My goal is to be able to upload a set of fastq files once and to run different custom made pipelines on it, without having to upload those files every time. There might already be a way to do that, but I didn't find it. Also, I would like to run custom pipelines on output files from other pipelines/tools (ex: BAM file from an alignment, cleaned files (short reads and low quality reads removed)).

@Ben: options 2 and 3 looks like what I would need. I'll start testing option 2, but I'll need more information for option 3. I'll have a look at the VariantDB module.
 
Ben Bimber responded:  2015-12-01 15:28
Hi Martin,

As you might have read, one of the main features of DISCVR-Seq is handling that initial import of FASTQ data and connecting it w/ sample information. Once imported, these are searchable and you can kick off additional analysis or pipelines. However you end up executing pipelines, you might find the data-management parts of DISCVR-Seq and schema to represent sequence data useful.

From the DISCVR-Seq perspective, there's two main ways you'd plug in new tools or analyses:

1) At least in our experience, an awful lot of sequence processing falls into the category of: FASTQ -> pre-processing -> alignment -> BAM post-processing. Tool wrappers can be registered for each of these action types (i.e. a wrapper for a new aligner). The UI lets a user chain any combination of these together, and save these workflows. You might check out MarkDuplicatesStep (picard mark duplicates) or BWAAlignmentStep as examples.

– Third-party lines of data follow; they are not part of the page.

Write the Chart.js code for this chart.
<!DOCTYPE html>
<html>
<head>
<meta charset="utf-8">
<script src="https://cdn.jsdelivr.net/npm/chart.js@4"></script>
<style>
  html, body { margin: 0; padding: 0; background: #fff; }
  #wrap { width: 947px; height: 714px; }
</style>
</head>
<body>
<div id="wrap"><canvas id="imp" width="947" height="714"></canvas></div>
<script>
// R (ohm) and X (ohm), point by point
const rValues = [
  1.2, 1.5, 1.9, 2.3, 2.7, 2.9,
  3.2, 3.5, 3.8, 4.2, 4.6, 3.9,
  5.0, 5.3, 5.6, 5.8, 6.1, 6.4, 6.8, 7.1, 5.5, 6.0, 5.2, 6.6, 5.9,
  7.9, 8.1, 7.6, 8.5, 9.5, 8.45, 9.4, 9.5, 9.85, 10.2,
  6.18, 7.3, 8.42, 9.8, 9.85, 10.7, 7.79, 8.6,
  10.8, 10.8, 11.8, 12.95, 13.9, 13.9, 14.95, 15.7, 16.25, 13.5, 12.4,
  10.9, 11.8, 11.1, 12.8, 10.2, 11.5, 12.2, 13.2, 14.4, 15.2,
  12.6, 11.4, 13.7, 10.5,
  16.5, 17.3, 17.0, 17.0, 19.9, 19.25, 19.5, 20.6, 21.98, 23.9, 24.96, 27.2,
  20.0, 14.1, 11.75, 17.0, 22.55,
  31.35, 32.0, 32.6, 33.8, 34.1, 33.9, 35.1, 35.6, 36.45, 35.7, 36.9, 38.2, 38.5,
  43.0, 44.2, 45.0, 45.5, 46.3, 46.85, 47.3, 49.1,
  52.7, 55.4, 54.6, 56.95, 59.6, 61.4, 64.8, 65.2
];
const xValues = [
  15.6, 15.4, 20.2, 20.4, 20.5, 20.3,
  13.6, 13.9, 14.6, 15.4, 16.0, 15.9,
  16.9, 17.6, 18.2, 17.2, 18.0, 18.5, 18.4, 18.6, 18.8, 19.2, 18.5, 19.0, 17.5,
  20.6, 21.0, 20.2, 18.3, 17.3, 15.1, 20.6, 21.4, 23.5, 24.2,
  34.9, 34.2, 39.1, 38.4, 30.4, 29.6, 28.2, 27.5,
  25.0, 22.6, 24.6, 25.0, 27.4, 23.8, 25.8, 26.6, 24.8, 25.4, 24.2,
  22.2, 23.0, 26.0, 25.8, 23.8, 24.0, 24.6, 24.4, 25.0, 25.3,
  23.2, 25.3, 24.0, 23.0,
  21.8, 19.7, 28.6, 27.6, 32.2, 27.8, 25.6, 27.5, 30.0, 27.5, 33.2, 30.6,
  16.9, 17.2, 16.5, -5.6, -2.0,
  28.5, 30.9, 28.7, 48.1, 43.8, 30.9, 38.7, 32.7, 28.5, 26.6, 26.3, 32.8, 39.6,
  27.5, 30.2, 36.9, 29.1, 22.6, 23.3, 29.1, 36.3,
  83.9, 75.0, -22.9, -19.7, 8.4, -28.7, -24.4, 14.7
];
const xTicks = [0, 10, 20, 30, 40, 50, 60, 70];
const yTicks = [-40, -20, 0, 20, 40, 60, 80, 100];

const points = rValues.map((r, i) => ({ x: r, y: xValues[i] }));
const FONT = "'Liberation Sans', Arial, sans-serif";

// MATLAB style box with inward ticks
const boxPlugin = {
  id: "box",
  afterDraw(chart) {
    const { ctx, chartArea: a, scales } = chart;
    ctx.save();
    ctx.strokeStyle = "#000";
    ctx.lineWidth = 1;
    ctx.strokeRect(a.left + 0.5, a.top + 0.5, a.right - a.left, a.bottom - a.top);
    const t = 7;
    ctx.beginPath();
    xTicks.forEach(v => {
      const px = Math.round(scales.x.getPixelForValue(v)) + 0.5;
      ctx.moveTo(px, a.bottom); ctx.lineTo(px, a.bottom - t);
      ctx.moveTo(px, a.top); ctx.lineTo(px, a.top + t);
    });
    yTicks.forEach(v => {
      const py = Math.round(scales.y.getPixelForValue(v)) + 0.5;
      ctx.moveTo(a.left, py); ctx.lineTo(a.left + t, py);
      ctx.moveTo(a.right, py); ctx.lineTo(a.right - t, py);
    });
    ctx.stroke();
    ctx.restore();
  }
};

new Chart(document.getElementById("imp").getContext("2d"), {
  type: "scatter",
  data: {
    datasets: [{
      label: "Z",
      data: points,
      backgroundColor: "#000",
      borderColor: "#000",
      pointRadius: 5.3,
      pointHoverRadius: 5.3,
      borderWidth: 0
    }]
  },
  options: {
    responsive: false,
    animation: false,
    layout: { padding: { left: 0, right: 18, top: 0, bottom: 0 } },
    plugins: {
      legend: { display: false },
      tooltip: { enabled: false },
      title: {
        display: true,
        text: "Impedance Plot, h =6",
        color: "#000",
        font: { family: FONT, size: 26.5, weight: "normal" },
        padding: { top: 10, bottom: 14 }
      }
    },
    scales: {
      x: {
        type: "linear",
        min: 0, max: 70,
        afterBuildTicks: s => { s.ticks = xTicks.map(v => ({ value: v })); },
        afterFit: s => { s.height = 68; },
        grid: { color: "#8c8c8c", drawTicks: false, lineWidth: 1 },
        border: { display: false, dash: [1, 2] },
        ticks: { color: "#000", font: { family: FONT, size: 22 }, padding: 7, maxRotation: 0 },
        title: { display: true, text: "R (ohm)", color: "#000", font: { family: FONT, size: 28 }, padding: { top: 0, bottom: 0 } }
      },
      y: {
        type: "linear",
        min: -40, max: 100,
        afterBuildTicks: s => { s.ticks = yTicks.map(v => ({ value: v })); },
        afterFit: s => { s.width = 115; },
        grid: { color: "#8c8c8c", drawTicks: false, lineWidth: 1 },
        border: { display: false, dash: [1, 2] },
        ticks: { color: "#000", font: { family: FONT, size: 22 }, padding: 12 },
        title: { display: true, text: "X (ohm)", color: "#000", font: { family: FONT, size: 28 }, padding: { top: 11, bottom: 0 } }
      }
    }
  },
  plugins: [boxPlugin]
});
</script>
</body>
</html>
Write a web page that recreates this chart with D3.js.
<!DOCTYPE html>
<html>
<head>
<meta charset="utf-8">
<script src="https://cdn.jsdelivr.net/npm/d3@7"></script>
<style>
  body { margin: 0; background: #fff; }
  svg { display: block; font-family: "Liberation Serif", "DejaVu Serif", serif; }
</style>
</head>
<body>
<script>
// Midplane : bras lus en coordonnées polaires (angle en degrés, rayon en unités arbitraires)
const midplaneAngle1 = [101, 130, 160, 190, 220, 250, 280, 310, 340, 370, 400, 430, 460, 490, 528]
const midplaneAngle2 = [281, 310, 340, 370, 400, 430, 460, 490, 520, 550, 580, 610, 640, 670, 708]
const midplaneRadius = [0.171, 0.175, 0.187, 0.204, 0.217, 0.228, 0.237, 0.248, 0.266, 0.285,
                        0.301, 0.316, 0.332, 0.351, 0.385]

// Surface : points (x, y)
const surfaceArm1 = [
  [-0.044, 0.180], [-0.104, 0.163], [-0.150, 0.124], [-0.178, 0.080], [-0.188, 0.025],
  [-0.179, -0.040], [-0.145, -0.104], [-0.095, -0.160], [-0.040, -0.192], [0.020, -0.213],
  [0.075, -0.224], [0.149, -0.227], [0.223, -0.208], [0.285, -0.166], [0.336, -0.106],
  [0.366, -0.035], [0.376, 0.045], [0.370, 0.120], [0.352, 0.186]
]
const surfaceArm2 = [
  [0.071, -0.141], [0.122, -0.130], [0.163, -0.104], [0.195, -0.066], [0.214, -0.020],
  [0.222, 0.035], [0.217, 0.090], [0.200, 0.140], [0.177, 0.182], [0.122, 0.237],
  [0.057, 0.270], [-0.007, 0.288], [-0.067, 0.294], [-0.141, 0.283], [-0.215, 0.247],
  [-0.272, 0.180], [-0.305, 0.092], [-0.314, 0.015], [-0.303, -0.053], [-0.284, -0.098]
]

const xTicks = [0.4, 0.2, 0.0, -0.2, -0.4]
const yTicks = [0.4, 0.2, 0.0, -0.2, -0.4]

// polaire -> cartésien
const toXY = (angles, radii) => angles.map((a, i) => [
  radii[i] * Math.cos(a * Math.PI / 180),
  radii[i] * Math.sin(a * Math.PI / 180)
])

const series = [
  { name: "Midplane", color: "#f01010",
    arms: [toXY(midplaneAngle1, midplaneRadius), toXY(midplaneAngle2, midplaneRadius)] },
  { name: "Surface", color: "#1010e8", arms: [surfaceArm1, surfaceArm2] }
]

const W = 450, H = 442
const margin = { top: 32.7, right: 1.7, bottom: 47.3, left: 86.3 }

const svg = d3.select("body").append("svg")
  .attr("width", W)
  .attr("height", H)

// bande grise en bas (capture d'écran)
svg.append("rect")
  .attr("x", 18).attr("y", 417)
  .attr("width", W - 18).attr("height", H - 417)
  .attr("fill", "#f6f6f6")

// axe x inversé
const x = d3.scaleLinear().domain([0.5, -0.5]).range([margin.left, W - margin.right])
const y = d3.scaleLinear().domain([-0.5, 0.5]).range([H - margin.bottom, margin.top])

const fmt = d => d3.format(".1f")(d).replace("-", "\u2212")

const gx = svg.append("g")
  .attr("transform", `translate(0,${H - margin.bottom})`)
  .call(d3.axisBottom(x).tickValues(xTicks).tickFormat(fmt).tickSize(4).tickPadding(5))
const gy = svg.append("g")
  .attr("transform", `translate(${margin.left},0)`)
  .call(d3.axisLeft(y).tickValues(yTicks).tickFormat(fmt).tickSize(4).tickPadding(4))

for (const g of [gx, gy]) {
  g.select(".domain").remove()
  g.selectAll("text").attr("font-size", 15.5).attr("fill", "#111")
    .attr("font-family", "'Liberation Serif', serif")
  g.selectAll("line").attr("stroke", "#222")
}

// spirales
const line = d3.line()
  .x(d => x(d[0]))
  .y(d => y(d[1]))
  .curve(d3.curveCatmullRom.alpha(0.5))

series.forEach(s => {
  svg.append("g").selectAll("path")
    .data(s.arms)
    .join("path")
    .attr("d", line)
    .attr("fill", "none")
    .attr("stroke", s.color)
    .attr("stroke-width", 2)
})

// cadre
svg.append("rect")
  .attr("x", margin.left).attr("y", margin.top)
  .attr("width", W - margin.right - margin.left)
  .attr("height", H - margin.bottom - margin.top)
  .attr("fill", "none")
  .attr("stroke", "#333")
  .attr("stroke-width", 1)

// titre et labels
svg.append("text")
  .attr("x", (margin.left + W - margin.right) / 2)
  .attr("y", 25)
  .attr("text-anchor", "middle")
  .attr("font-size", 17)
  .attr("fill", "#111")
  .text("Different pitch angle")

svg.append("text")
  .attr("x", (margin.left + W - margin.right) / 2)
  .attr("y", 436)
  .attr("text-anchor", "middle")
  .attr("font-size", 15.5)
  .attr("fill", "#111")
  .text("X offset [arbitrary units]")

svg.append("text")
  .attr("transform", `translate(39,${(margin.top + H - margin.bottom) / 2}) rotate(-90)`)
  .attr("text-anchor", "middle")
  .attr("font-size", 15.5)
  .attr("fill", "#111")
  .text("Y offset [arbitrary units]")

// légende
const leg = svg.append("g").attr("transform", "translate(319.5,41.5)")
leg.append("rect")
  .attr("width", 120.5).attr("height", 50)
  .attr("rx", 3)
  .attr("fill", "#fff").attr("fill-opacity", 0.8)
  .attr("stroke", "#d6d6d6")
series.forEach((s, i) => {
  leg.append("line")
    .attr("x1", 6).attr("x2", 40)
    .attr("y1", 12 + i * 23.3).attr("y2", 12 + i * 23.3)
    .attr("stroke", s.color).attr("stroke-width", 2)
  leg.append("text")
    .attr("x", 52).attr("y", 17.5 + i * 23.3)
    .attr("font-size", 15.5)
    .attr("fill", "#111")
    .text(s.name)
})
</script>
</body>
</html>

2) You can register handlers (i.e, a process that does something) that acts of specific file types. GBSAnalysisHandler from the VariantDB module is a relatively simple one. It is registered for BAM files, and runs a shell script to calculate a bunch of metrics related to coverage. This example uses java code to touch up the results and make an HTML report; however, in theory a handler could just run some external script that does all the work with next to no code in java.
 
martin lague responded:  2015-12-02 07:19
Hi Ben,
those 2 options looks like what we need.

Also, is there a way to contact you directly? If things goes as planned, we might be able to contribute to LabKey/DISCVR starting in January. This is not sure yet, but there is a great chance this happens.